One of my favorite books. I’ve read it three times, I think. Vikram Seth is a wonderful writer.
This book was responsible for launching me into the fairyland of Bollywood movies and then into world music. A number of the characters in the novel have watched the film Deedar; there’s a fair bit of chatter about the movie. I went on a search (back in 1999 or so, I believe) for a DVD copy of Deedar. I bought a copy, online, bought a DVD player just to watch and then … decided I didn’t like it. The DVD did have promos for other movies, however, which looked fascinating. I found Netflix, hunted down the only store in Honolulu renting Bollywood DVDs, and explored a new cinematic world. I liked the music in the films and that set me off on explorations of pop music from Morocco to South India.
Highly recommended. If I’ve made you want to see a Bollywood movie, try Lagaan, Lage Raho Munnabhai, or Om Shanti Om.
This is one of my all-time favourite reads and I’ve enjoyed it at least three times now – fantastic to see it reviewed so beautifully here.

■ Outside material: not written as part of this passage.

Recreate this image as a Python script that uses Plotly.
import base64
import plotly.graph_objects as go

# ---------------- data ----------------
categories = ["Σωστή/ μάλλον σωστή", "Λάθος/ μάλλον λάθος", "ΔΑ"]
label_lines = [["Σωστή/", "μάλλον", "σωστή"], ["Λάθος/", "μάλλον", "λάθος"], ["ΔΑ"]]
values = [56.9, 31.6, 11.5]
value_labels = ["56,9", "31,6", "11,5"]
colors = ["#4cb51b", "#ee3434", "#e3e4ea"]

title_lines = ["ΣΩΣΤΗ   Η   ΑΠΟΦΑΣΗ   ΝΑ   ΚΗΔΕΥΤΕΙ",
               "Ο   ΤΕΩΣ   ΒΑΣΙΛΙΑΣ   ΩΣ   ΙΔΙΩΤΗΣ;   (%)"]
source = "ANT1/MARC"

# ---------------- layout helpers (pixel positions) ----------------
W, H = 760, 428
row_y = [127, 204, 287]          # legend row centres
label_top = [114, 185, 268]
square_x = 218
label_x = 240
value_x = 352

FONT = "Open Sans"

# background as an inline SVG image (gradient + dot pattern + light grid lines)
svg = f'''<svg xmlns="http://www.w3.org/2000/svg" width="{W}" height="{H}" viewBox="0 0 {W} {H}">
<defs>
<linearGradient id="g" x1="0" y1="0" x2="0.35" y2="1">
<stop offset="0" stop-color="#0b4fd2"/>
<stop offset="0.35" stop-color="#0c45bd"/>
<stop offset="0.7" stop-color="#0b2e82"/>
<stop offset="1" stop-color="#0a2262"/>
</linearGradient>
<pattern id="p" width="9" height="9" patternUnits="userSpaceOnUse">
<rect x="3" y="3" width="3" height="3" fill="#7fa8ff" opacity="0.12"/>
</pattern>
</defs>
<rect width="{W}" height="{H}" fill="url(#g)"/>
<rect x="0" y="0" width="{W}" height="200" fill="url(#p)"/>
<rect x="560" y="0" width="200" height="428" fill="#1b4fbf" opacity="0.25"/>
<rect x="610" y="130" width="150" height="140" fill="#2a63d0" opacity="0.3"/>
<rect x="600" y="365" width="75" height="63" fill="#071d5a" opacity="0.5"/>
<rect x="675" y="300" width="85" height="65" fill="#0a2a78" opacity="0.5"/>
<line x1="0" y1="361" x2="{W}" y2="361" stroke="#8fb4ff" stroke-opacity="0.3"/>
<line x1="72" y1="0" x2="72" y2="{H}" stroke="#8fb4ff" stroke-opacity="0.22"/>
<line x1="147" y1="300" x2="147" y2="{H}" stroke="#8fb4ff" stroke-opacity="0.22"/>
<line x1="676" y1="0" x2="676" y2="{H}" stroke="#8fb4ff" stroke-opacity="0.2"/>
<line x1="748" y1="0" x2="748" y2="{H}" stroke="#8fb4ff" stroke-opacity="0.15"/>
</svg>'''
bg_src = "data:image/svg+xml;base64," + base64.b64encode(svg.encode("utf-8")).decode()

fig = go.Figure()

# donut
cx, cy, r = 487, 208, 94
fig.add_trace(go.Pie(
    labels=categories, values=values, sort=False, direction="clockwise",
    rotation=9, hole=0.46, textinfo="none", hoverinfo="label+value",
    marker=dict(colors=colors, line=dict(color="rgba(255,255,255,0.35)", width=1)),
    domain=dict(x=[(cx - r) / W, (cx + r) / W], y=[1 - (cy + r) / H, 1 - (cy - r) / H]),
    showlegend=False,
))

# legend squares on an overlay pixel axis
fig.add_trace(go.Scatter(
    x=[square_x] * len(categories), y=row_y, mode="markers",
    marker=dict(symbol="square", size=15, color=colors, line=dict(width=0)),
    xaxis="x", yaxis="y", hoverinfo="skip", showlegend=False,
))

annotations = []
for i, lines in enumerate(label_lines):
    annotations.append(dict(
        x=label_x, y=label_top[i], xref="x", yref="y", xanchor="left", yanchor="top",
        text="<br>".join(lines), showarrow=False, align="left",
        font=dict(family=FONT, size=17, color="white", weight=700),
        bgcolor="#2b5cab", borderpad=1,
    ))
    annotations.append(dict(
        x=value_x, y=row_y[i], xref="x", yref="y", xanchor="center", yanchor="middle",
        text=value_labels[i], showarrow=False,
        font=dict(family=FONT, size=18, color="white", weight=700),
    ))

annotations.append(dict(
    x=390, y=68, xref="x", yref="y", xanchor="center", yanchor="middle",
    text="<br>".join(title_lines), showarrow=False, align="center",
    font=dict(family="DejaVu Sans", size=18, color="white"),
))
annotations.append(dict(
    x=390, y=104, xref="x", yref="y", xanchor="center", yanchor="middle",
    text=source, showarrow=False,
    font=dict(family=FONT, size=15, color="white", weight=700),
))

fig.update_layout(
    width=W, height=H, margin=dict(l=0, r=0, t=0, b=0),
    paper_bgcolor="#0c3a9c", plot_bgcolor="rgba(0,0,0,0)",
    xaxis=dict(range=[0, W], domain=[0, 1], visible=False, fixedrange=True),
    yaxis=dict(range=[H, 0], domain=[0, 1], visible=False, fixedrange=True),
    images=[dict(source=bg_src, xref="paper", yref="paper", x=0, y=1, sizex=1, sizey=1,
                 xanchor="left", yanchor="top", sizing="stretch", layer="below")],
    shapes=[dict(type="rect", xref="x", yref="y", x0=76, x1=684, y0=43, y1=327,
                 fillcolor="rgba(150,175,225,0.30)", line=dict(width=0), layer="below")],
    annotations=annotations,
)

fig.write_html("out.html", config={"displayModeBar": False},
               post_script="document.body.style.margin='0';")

A Suitable Girl is due in 2013 and centres on Lata looking for a “suitable girl” for her grandson. I can’t decide if I am excited or nervous about that though- perhaps both!

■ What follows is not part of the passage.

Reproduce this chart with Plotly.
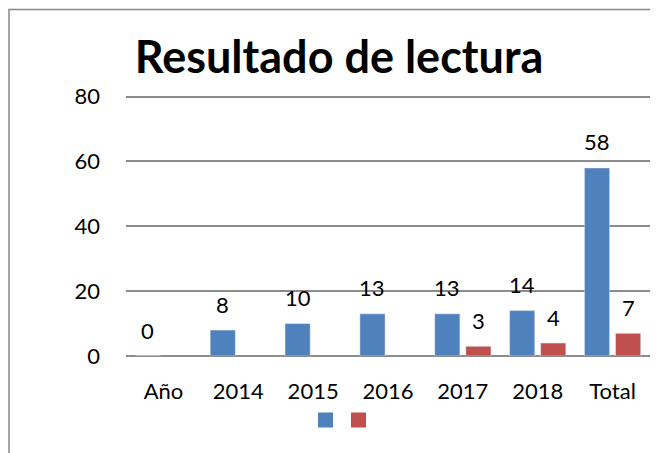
import plotly.graph_objects as go

# ---- Data ----
categories = ["Año", "2014", "2015", "2016", "2017", "2018", "Total"]
serie_azul = [0, 8, 10, 13, 13, 14, 58]
serie_roja = [None, None, None, None, 3, 4, 7]

AZUL = "#4F81BD"
ROJO = "#C0504D"
FONT = "Lato, 'Open Sans', sans-serif"

# page body adds an 8px offset, so the figure is laid out 8px smaller
W, H = 650, 445
ML, MR, MT, MB = 118, 8, 87, 97

BARGAP = 0.17
GROUPGAP = 0.19
PLOT_W = W - ML - MR
PLOT_H = H - MT - MB
slot = (1 - BARGAP) * PLOT_W / len(categories) / 2
shift = slot / 2

fig = go.Figure()
fig.add_trace(go.Bar(x=categories, y=serie_azul, marker_color=AZUL, showlegend=False))
fig.add_trace(go.Bar(x=categories, y=serie_roja, marker_color=ROJO, showlegend=False))

# legend squares (no text, like the original), one small legend each
for color, leg in ((AZUL, "legend"), (ROJO, "legend2")):
    fig.add_trace(go.Scatter(x=[categories[0]], y=[None], mode="markers", name="",
                             legend=leg,
                             marker=dict(symbol="square", size=15, color=color)))

# data labels above the bars (x given as category index)
for serie, dx in ((serie_azul, -shift), (serie_roja, shift)):
    for i, val in enumerate(serie):
        if val is None:
            continue
        fig.add_annotation(x=i, y=val, text=str(val), showarrow=False,
                           xshift=dx, yshift=26, yanchor="middle",
                           font=dict(size=22, color="black", family=FONT))

# chart border
fig.add_shape(type="rect", xref="paper", yref="paper",
              x0=(1 - ML) / PLOT_W, x1=1.05,
              y0=-0.5, y1=(H - MB - 1.5) / PLOT_H,
              line=dict(color="#888888", width=1.5), layer="above")

legend_style = dict(orientation="h", xref="container", xanchor="left",
                    y=1 - 412.5 / H, yref="container", yanchor="middle",
                    itemwidth=30, entrywidth=1, font=dict(size=14),
                    bgcolor="rgba(0,0,0,0)")

fig.update_layout(
    width=W, height=H,
    margin=dict(l=ML, r=MR, t=MT, b=MB, autoexpand=False),
    paper_bgcolor="white", plot_bgcolor="white",
    barmode="group", bargap=BARGAP, bargroupgap=GROUPGAP,
    font=dict(family=FONT, size=22, color="black"),
    title=dict(text="<b>Resultado de lectura</b>", x=331 / W, xref="container",
               xanchor="center", y=1 - 49 / H, yref="container", yanchor="middle",
               font=dict(size=45, family=FONT, color="black")),
    legend=dict(legend_style, x=297.5 / W),
    legend2=dict(legend_style, x=330.5 / W),
    xaxis=dict(type="category", range=[-0.5, len(categories) - 0.5],
               showgrid=False, showline=False, ticks="",
               ticklabelstandoff=20, tickfont=dict(size=22)),
    yaxis=dict(range=[0, 80.5], tickvals=[0, 20, 40, 60, 80], showgrid=True,
               gridcolor="#8c8c8c", gridwidth=1.5, zeroline=True,
               zerolinecolor="#8c8c8c", zerolinewidth=1.5,
               ticks="", ticklabelstandoff=25, tickfont=dict(size=22)),
)

fig.write_html("out.html")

Bookling: Wow. Wow! Thank you for telling me! How can I wait until 2013? Oh to know what happened to them!
Oh, bless you for this! I love the book, but nobody I know has read it, and I’m thrilled you’re giving it the attention it deserves.
SUCH a great book. And you just made me mist up thinking of Mrs Mahesh Kapoor’s death.
I think I started it when I was a teenager, and it helped me understand my family better.
A white British colleague of mine read the book and couldn’t get his head around Lata choosing the suitor she did. It really is a refreshing change.
Hello Jo,
What a nice review of a much beloved novel! Good point about Middlemarch: it’s true this novel comes to mind when reading A suitable boy!
Would you like to read my take on it? I’d be pleased if you could tell me whether you agree with me on that “astonishment” of yours concerning the fact that Lata and Kabir didn’t end up together. You’ll find the reference (Let’s talk about Bollywood) on the wikipedia page, where I found yours!
cheers
If you read Two Lives (not sure I entirely recommend it as Seth includes some stuff in there that doesn’t seem appropriate for public consumption which disappointed me) you realise that Lata and her eventual husband are based on his own parents. Certainly his father was a shoe maker. Whether Kabir is based on a real person I don’t know though…..
A great book.
I couldn´t agree more with all the above comments. I think “A Suitable Boy” must have been one of the books I´ve enjoyed most. Perhaps I enjoyed “The Jungle Book” as much, when I was a boy, I don´t know. It´s such an amazing kaleidoscope of Indian society in the 1950s . Also, the characters are so good I keep finding they resemble people I know in one way or another.
My only regret is that, my wife being Chilean (and not an english speaker) I felt I couldn´t give her a translated version. That is because the available version is Spanish spanish… to latin American readers, it makes all dialog sound as if uttered by 16th century nights in armour crazily chasing windmills.
To anyone who hasn´t read the book: as all the above have sayed, by the time you reach the end of the 1300 odd pages, you´re regretting they weren’t 2600 pages.